Hoy las cosas son mucho menos claras (y en la oscuridad del momento, en la crepuscularidad de la lectura, es donde hay que buscar los mayores riegos culturales). La escuela desdeña a los clásicos (desdeña, por ejemplo, a Darío). Tan modernos nos hemos vuelto, luego de la televisión, el skate, las realidades virtuales y otras maravillas del presente, que no nos animamos a imponer la literatura a nuestros niños. Todo se disuelve, así, en textos ñoños y elementales, en historias pesadamente morales, en la transcripción “literaria” (con sintaxis módica) de la vida cotidiana de los niños, cuyos avatares la literatura infantil intenta estetizar. La literatura (la literatura de verdad) muere en las mentes y en los deseos y en la imaginación de los niños por la mediocridad del material que habitualmente se les ofrece. Pocos autores (Ende, Tournier, Maite Alvarado) hablan a los niños desde la literatura. Pocos pedagogos (Maite Alvarado) muestran a los niños la literatura de verdad.

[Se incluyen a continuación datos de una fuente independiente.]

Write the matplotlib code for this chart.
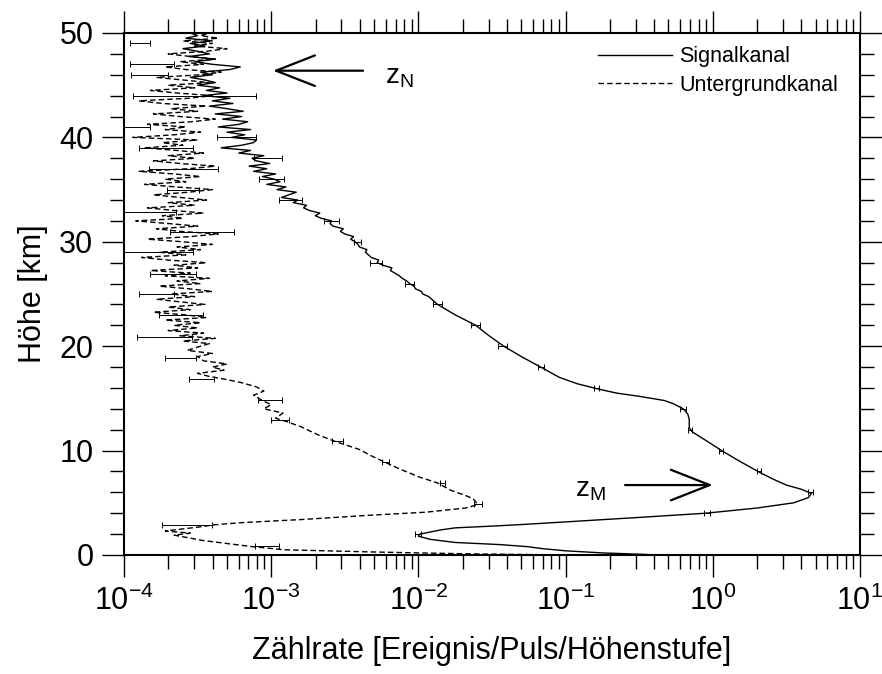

La situación actual es, por lo tanto, desesperante, sobre todo en países que, como el nuestro, son víctimas de la política editorial de los países centrales (volveremos sobre este punto en el último capítulo de este libro). La ecuación es sencilla: expulsada la literatura de la escuela, s destruye el público futuro. Destruido el público futuro, la literatura permanece como el privilegio de unos pocos “entendidos” (el juego silencioso de los cautos).
(…)
Hacen falta muchas políticas para revertir una tendencia como ésa. Una política, claro, que pase por las instituciones escolares, pero también una política del libro y una política de la literatura. Y es en esta intersección de políticas donde suele pensarse la relación entre niños (inimputables) y libros (incompetentes) La culpa, se sabe, sería de los televisores y de las computadoras. Esa respuesta no nos satisface porque lo que está en juego es verdaderamente todo: la supervivencia misma de las culturas nacionales y una cierta democracia del dominio simbólico.